Questo disse per ventisette anni Giovanni Paolo II e il suo magistero ci lascia anche il modo per individuare gli strumenti: l’incontro come metodo, l’amicizia come aspirazione, l’ascolto come impegno. Chi scrive ha ancora negli occhi, nelle orecchie, nella memoria, una delle pagine più alte del suo pontificato,  quella vissuta in una Sarajevo ancora segnata dalla guerra più feroce, combattuta in Europa dopo il 1945. Giovanni Paolo II chiese di usare «il dialogo come metodo per arrivare alla soluzione dei problemi», avvertì che «richiede lealtà, coraggio, pazienza e   perseveranza»,  ma ricordò  che «la fatica del confronto sarà  ampiamente ripagata».

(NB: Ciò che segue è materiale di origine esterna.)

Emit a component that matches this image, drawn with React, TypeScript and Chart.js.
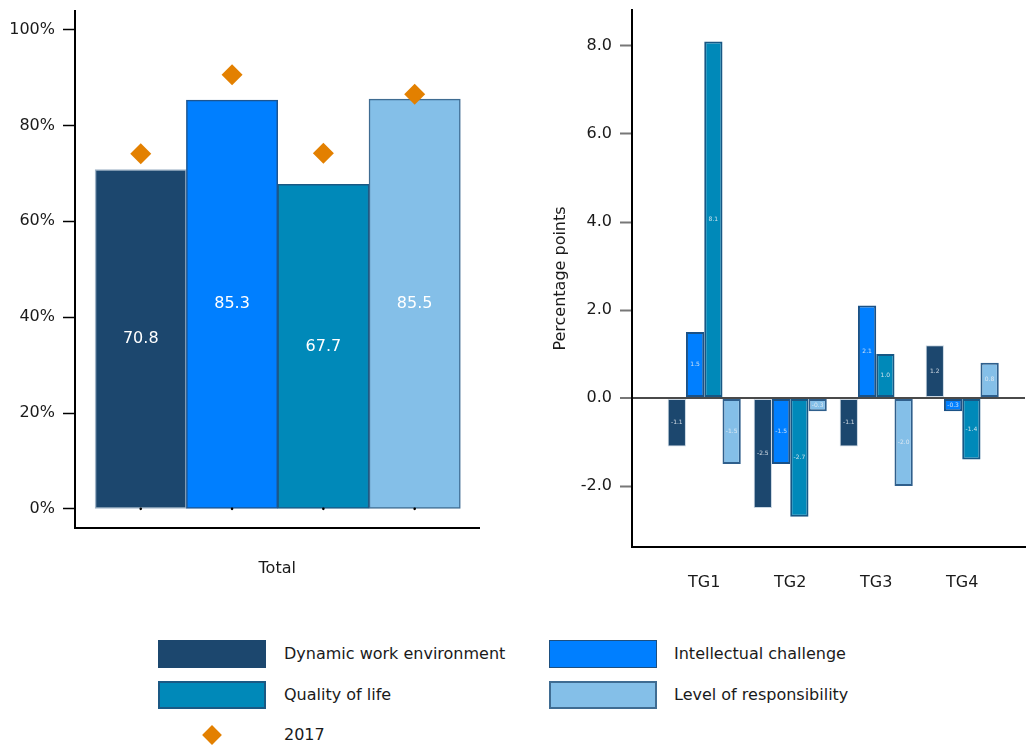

Di Giovanni Paolo II si è detto e si continuerà a dire molto. Non sempre si sottolinea come egli sia stato soprattutto uomo di preghiera. Nei ventisette anni di servizio petrino se ne trovano molti esempi. Basti citare quello che da oltre un quarto di secolo viene chiamato lo «spirito di Assisi». Essere insieme per pregare, ciascuno secondo la propria tradizione religiosa:  fu  questa scelta di fraternità a accendere una luce di speranza nel grande incontro interreligioso convocato nel 1987 da Giovanni Paolo II nella città di Francesco e di Chiara ad Assisi. Sono gli impegni connessi a questa scelta che tante donne e uomini cercano di mantenere, di sostanziare, di assolvere, per farsi cittadini dell’ideale, costruttori di pace, autori ed esponenti di una «politica» diversa che si sostituisca alle obsolete e miopi politiche di potenza e di interesse.